THE TASK:
Your output must consist solely of the lines from the "Clone this chart in seaborn and matplotlib." line through the "return [l /" line, exactly as written, without images.

[Stored dataset items]
= = = =
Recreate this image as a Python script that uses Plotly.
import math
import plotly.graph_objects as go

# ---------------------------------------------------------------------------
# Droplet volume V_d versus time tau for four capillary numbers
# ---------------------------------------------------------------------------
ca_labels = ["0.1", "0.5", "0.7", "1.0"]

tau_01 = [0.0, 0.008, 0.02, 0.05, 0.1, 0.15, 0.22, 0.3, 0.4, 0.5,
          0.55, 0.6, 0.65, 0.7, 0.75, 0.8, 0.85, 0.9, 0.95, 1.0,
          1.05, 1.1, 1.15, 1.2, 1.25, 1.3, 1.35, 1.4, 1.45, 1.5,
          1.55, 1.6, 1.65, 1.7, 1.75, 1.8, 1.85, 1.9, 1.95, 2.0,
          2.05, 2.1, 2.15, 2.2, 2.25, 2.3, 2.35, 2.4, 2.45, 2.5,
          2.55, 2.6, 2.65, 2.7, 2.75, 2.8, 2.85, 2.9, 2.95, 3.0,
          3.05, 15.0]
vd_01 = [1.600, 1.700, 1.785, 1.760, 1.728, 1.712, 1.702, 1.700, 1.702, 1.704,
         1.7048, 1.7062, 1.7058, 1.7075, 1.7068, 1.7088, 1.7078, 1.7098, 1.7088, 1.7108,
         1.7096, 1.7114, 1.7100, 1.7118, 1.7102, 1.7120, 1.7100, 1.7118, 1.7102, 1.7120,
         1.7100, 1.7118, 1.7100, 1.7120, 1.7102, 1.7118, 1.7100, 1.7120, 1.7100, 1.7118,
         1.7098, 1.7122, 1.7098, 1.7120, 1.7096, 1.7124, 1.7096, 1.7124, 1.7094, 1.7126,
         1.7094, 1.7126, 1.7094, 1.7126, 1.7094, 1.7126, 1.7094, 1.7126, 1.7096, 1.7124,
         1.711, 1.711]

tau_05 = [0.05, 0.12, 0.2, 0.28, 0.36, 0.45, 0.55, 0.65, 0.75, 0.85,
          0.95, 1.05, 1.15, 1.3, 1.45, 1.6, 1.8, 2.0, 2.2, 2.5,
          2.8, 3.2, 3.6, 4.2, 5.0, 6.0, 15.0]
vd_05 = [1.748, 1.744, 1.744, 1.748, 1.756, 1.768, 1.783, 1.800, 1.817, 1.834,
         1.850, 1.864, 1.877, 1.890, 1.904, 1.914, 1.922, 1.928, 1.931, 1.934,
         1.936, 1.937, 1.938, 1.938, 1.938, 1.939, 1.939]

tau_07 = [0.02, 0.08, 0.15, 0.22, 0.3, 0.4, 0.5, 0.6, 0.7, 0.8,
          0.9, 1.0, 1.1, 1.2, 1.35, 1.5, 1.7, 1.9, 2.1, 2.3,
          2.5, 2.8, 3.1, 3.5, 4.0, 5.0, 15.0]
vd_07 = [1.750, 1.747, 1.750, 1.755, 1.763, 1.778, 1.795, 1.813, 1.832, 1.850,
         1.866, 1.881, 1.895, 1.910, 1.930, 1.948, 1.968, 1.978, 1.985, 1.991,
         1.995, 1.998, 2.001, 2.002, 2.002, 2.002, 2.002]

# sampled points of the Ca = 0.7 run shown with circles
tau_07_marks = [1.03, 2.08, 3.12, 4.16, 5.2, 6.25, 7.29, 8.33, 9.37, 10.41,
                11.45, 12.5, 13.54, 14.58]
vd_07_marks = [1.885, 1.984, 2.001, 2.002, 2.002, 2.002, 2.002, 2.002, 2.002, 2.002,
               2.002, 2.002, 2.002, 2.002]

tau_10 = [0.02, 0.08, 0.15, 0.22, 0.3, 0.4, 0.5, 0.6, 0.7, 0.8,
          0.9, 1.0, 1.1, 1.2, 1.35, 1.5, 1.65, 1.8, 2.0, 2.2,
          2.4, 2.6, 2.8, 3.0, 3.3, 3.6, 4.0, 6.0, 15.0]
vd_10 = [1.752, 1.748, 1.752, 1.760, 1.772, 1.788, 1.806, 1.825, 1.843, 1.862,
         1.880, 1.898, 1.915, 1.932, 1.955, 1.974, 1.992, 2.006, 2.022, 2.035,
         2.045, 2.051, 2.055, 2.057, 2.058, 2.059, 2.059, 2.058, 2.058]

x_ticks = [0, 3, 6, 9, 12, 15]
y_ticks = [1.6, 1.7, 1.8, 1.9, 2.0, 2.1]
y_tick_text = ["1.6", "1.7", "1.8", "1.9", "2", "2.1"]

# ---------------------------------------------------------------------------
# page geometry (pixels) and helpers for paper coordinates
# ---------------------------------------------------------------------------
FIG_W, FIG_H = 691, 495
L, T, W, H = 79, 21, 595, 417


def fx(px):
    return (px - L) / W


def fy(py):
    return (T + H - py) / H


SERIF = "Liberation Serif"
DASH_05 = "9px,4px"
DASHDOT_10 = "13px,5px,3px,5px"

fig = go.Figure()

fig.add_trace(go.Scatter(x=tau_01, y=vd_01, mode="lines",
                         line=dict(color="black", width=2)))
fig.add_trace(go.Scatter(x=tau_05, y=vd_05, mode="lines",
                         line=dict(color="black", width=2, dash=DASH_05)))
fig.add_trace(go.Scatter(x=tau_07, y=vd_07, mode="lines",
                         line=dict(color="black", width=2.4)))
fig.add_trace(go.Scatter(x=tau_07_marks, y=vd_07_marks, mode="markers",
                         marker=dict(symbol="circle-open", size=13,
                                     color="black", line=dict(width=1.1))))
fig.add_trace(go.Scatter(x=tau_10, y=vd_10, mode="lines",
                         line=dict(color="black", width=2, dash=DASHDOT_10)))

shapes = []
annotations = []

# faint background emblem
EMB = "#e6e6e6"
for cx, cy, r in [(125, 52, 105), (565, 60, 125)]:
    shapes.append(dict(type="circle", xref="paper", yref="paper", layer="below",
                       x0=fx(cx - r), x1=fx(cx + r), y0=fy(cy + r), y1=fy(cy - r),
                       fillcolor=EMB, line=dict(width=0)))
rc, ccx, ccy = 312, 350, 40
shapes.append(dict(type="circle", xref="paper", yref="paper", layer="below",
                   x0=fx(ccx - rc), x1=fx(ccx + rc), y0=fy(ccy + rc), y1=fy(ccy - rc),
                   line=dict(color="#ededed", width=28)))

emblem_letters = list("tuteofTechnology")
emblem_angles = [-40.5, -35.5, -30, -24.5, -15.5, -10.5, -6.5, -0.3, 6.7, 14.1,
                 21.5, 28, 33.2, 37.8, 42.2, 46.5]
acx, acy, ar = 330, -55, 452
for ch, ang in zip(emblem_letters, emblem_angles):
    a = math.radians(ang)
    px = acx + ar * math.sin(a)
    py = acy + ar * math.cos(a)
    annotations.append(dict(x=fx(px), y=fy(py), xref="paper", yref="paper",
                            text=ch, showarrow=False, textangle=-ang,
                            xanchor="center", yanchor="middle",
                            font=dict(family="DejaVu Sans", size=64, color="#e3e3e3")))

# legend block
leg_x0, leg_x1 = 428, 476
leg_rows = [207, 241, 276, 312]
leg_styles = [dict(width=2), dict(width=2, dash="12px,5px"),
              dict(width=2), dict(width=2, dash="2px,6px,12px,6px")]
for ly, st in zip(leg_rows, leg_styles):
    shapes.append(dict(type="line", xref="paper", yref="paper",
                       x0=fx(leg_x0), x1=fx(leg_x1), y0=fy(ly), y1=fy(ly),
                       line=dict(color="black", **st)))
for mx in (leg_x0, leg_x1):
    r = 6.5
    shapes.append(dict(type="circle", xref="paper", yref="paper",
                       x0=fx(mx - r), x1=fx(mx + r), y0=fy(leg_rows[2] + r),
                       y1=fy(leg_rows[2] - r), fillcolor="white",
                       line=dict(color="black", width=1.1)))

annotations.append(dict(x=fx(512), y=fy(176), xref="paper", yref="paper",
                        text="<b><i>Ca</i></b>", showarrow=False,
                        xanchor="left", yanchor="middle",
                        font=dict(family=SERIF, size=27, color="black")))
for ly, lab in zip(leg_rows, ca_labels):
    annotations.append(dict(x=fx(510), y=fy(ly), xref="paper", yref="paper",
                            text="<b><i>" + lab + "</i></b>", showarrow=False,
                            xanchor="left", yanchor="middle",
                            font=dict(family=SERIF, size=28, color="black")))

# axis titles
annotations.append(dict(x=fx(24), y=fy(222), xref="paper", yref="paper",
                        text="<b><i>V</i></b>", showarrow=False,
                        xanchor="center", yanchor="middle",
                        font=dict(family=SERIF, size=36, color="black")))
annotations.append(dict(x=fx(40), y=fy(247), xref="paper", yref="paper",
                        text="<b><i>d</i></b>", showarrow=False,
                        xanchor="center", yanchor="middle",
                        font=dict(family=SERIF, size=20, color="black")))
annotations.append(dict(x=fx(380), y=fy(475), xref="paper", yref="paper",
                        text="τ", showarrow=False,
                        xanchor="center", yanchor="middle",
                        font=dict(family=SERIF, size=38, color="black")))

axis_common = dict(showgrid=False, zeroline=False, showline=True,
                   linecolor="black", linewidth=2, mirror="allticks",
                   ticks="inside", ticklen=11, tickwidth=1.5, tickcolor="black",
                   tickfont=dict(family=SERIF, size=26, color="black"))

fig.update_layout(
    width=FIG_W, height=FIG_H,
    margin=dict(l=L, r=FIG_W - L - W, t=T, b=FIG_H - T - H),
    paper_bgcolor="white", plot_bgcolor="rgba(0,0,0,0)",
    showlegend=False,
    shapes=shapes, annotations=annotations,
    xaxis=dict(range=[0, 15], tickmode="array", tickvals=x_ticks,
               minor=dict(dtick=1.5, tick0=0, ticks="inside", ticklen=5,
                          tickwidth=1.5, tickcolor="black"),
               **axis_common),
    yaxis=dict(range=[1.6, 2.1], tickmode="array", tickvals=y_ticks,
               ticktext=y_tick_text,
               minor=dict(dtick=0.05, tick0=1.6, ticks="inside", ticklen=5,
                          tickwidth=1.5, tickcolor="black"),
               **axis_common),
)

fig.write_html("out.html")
= = = =
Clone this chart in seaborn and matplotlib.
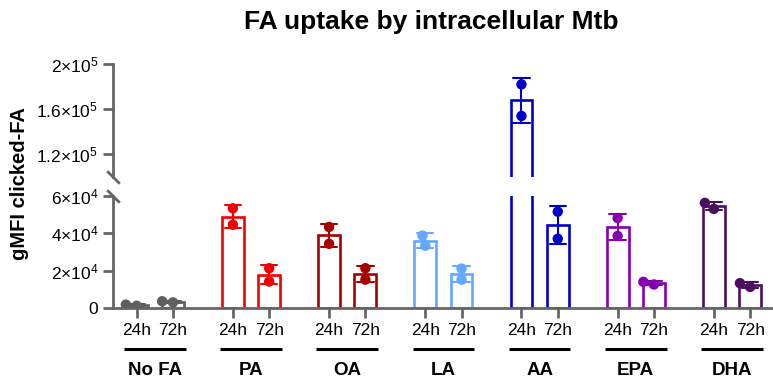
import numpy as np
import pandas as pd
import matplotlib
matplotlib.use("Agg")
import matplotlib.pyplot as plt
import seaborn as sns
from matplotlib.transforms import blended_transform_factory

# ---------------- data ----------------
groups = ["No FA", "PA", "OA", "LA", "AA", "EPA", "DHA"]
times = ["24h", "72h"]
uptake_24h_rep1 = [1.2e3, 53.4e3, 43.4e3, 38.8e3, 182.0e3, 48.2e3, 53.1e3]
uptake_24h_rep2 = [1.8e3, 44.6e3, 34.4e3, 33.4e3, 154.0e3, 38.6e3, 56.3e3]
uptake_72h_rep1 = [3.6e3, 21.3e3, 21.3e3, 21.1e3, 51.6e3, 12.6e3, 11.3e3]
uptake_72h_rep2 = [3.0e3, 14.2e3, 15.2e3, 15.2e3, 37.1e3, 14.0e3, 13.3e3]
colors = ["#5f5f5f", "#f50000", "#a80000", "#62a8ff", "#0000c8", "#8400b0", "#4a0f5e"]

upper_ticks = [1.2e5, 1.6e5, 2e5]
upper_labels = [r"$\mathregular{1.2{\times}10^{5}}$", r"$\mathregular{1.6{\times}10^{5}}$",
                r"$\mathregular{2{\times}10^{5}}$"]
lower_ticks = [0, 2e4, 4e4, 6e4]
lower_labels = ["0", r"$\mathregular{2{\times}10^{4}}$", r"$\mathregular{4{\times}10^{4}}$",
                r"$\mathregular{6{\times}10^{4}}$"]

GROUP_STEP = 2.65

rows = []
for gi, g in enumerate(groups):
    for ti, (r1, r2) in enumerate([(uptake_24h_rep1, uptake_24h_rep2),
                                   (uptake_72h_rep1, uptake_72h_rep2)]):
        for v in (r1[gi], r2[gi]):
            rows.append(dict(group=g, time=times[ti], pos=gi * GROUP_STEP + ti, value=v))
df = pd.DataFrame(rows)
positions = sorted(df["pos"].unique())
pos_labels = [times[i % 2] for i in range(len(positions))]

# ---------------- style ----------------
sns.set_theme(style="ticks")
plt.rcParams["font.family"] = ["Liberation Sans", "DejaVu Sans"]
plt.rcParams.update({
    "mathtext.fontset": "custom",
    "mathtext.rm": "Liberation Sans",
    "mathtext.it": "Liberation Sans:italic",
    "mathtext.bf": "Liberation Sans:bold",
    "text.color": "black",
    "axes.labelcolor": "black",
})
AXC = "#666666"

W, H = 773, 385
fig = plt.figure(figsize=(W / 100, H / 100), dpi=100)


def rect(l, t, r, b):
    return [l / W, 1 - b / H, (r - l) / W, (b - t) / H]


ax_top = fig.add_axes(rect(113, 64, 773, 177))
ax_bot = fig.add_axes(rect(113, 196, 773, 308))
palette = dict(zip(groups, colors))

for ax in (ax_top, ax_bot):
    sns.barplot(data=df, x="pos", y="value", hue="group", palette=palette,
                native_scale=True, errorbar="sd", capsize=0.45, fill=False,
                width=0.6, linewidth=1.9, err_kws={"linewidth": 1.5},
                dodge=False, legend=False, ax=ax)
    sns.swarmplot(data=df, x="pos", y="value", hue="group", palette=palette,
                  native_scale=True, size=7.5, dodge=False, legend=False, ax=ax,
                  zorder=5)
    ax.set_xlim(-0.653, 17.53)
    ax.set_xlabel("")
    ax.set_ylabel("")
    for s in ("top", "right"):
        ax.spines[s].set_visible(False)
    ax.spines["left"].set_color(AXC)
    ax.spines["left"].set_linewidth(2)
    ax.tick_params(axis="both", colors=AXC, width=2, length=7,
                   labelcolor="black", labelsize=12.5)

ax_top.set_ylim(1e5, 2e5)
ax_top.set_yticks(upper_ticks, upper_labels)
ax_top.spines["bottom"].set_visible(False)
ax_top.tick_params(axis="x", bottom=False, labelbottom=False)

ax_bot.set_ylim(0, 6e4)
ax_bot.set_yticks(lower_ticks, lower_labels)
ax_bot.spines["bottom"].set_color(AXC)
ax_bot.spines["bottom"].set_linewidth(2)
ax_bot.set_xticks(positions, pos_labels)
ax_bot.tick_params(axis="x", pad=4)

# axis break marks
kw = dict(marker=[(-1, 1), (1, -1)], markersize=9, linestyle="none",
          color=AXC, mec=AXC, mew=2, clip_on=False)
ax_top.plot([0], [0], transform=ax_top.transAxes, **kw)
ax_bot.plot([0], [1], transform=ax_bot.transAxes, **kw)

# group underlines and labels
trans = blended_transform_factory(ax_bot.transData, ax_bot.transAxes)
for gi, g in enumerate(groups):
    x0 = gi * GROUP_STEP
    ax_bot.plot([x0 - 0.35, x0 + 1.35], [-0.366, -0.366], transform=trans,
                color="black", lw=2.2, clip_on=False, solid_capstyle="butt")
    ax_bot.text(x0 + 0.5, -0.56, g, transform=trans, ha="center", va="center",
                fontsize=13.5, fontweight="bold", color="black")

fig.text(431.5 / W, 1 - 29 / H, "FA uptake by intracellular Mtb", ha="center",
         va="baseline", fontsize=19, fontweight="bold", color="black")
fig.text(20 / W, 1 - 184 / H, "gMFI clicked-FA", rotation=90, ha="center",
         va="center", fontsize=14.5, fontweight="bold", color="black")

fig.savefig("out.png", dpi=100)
= = = =
REPLY TO THE EXERCISE:
Clone this chart in seaborn and matplotlib.
import numpy as np
import pandas as pd
import matplotlib
matplotlib.use("Agg")
import matplotlib.pyplot as plt
import seaborn as sns
from matplotlib.transforms import blended_transform_factory

# ---------------- data ----------------
groups = ["No FA", "PA", "OA", "LA", "AA", "EPA", "DHA"]
times = ["24h", "72h"]
uptake_24h_rep1 = [1.2e3, 53.4e3, 43.4e3, 38.8e3, 182.0e3, 48.2e3, 53.1e3]
uptake_24h_rep2 = [1.8e3, 44.6e3, 34.4e3, 33.4e3, 154.0e3, 38.6e3, 56.3e3]
uptake_72h_rep1 = [3.6e3, 21.3e3, 21.3e3, 21.1e3, 51.6e3, 12.6e3, 11.3e3]
uptake_72h_rep2 = [3.0e3, 14.2e3, 15.2e3, 15.2e3, 37.1e3, 14.0e3, 13.3e3]
colors = ["#5f5f5f", "#f50000", "#a80000", "#62a8ff", "#0000c8", "#8400b0", "#4a0f5e"]

upper_ticks = [1.2e5, 1.6e5, 2e5]
upper_labels = [r"$\mathregular{1.2{\times}10^{5}}$", r"$\mathregular{1.6{\times}10^{5}}$",
                r"$\mathregular{2{\times}10^{5}}$"]
lower_ticks = [0, 2e4, 4e4, 6e4]
lower_labels = ["0", r"$\mathregular{2{\times}10^{4}}$", r"$\mathregular{4{\times}10^{4}}$",
                r"$\mathregular{6{\times}10^{4}}$"]

GROUP_STEP = 2.65

rows = []
for gi, g in enumerate(groups):
    for ti, (r1, r2) in enumerate([(uptake_24h_rep1, uptake_24h_rep2),
                                   (uptake_72h_rep1, uptake_72h_rep2)]):
        for v in (r1[gi], r2[gi]):
            rows.append(dict(group=g, time=times[ti], pos=gi * GROUP_STEP + ti, value=v))
df = pd.DataFrame(rows)
positions = sorted(df["pos"].unique())
pos_labels = [times[i % 2] for i in range(len(positions))]

# ---------------- style ----------------
sns.set_theme(style="ticks")
plt.rcParams["font.family"] = ["Liberation Sans", "DejaVu Sans"]
plt.rcParams.update({
    "mathtext.fontset": "custom",
    "mathtext.rm": "Liberation Sans",
    "mathtext.it": "Liberation Sans:italic",
    "mathtext.bf": "Liberation Sans:bold",
    "text.color": "black",
    "axes.labelcolor": "black",
})
AXC = "#666666"

W, H = 773, 385
fig = plt.figure(figsize=(W / 100, H / 100), dpi=100)


def rect(l, t, r, b):
    return [l / W, 1 - b / H, (r - l) / W, (b - t) / H]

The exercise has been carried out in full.